Lady Sword: Ryakudatsu Sareta 10 Nin no Otome (レディソード 略奪された10人の乙女), Lady Sword: The 10 Captive Maidens, is an adult 1989 role-playing video game that was released by Games Express for the PC Engine in Japan the year of 1992 for the PC Engine. The game was never released outside of Japan. However, an unofficial English translation has been made.

==Gameplay==
The game's format is first-person, much similar to Dungeon Master or the Might and Magic franchise. The combat is turn based with traditional RPG elements, although they are limited with several distinctions from now-traditional RPGs. Unlike traditional RPGs, a complete level-up system is not provided in the game, making the player oblivious to what experience level they are on. Another distinction is that when the player's health gets low, then healing is only available by way of resting. However, a dangerous dream monster known as Dream Flayer will occasionally appear to attack the hero while sleeping. The player starts off without a map of the dungeon, although an item named Faun Fresco can soon be picked up to help the player find their way through the Tower of Faunus. There are additional items, which include the Beezleboule, a magical skull-like device that helps the player detect fake walls, the Tachyo-Stone, which lets the player create their own waypoint, and the Polytron, that teleports the player direct back to that waypoint. Every floor of the tower has several protectors (which are mainly Elemental Spirits) that must be defeated in order to advance floors. Certain protectors can only be defeated by way of particular items. Failure to find and use the necessary weapon will only result in death for the hero.

==Plot==
A mysterious swordsman named Kenshi is traveling through the deadly cursed labyrinth Tower of Faunus, on a search for a powerful weapon known as the Lady Sword - and a young lady who was kidnapped and locked away in the tower by inhabiting monsters.

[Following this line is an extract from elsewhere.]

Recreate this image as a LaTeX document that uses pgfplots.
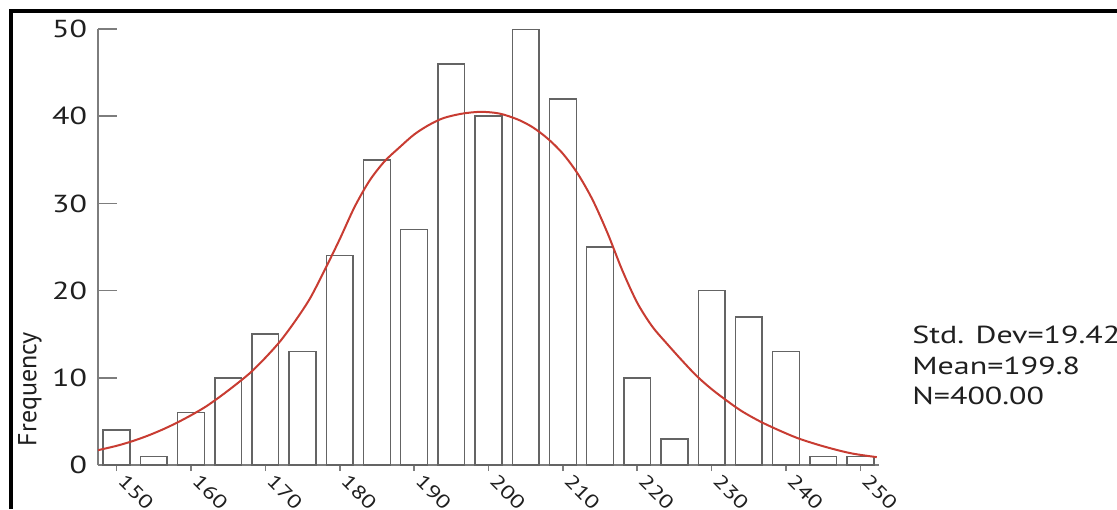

In addition to finding the missing lady and the powerful sword, there are Ten Maidens who were kidnapped by the monsters, and are trapped within the tower themselves. Providing assistance to Kenshi is Weintein, a white wizard, and another swordsman named Palermo. Additionally, the souls of maidens who were slaughtered by the monsters will telepathically contact Kenshi periodically.